Compute Power, Is Your Architecture Green?
In a recent article, Mahope addresses the issue of how software efficiency is impacting data center planning. This article rang particularly true for me as I've recently been pushing the concept of optimizing TPS/watt. As the article states, data centers are becoming constrained by power. (Technically power and cooling, but reduce your power consumption, you reduce your cooling problem so I focus on power).
How big is the power problem? Well, it's big enough that vendors are starting to market their energy efficiency as a feature. It's also big enough that a new law has been passed, mandating the EPA to study power consumption in data centers (government and private) in the United States. I'll skip the comments about how that will help, but needless to say, if it made the Congressional docket, there must be something to it.

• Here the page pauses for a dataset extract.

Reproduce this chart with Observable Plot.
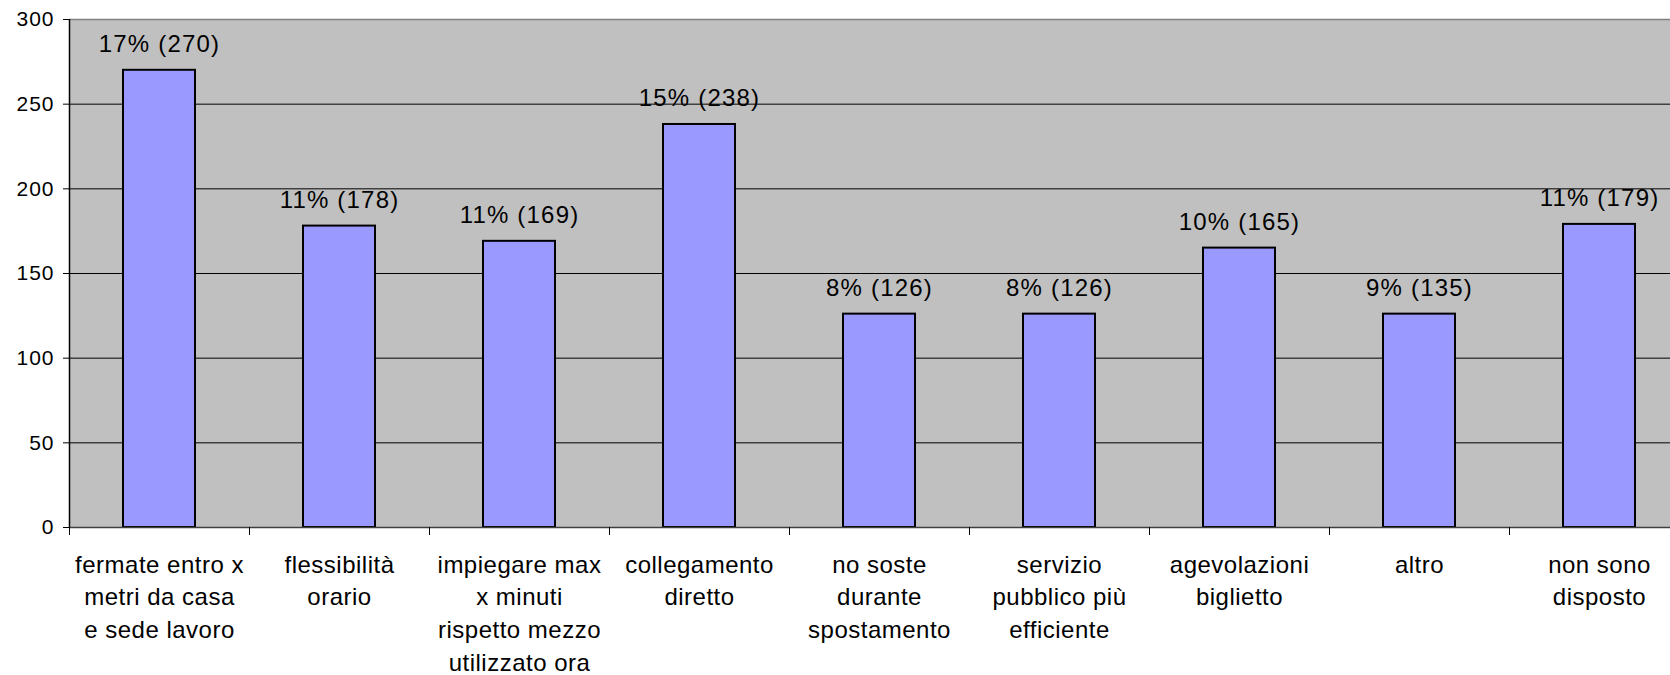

What should we be doing in our software architecture to improve this? There are some concrete steps that I have started taking and hopefully other architects will join me.
Measure transactions/watt. This is a new metric for me. But if you don't measure it, you can't improve it. SPEC has formed a power and performance committee which will be useful for an initial calibration of vendor equipment, but ultimately the transactions you need to optimize are yours. It may be hard to initially set targets for transactions/watt but measuring and monitoring the metric will certainly lead to better awareness of how the application is doing over time.
Drive up server utilization. Large deployments tend towards specialization of servers to ease with management and to segment availability. This leads to situations where server utilization is incredibly low. It's not unusual to see server pools be created to provide isolation of new service. The initial traffic volume will use 50% of one server. Availability design requires three servers to meet SLA. So you now have 3 servers running at 17% utilization, essentially wasting 83% of their watts. There is an opportunity to leverage virtualization to provide logical isolation while driving utilization higher. Alternately, M+N fail over solutions where the fail over nodes are shared across many primaries can also help.
Use deployment patterns. Standardizing the patterns you use for software deployment improves the possibility of sharing hardware amongst multiple services. Design patterns so services can be safely share one server and require components to conform to the deployment pattern.
Optimize, optimize, optimize. There are always diminishing returns for optimizing but I believe the trend for the last several years has fallen way short of those inflection points. I won't be so bold as to declare a savings that can be realized but with the millions of dollars that companies face to solve their power crisis, I will say that I'm sure that a year of runway exists just through improving software efficiency.
As software architects, power consumption is now squarely in our camp to manage. There is plenty we can do to improve the quantity of power our data centers consume. But this has to become a clear focus for 2007 and forward. This is not just a hardware problem any longer.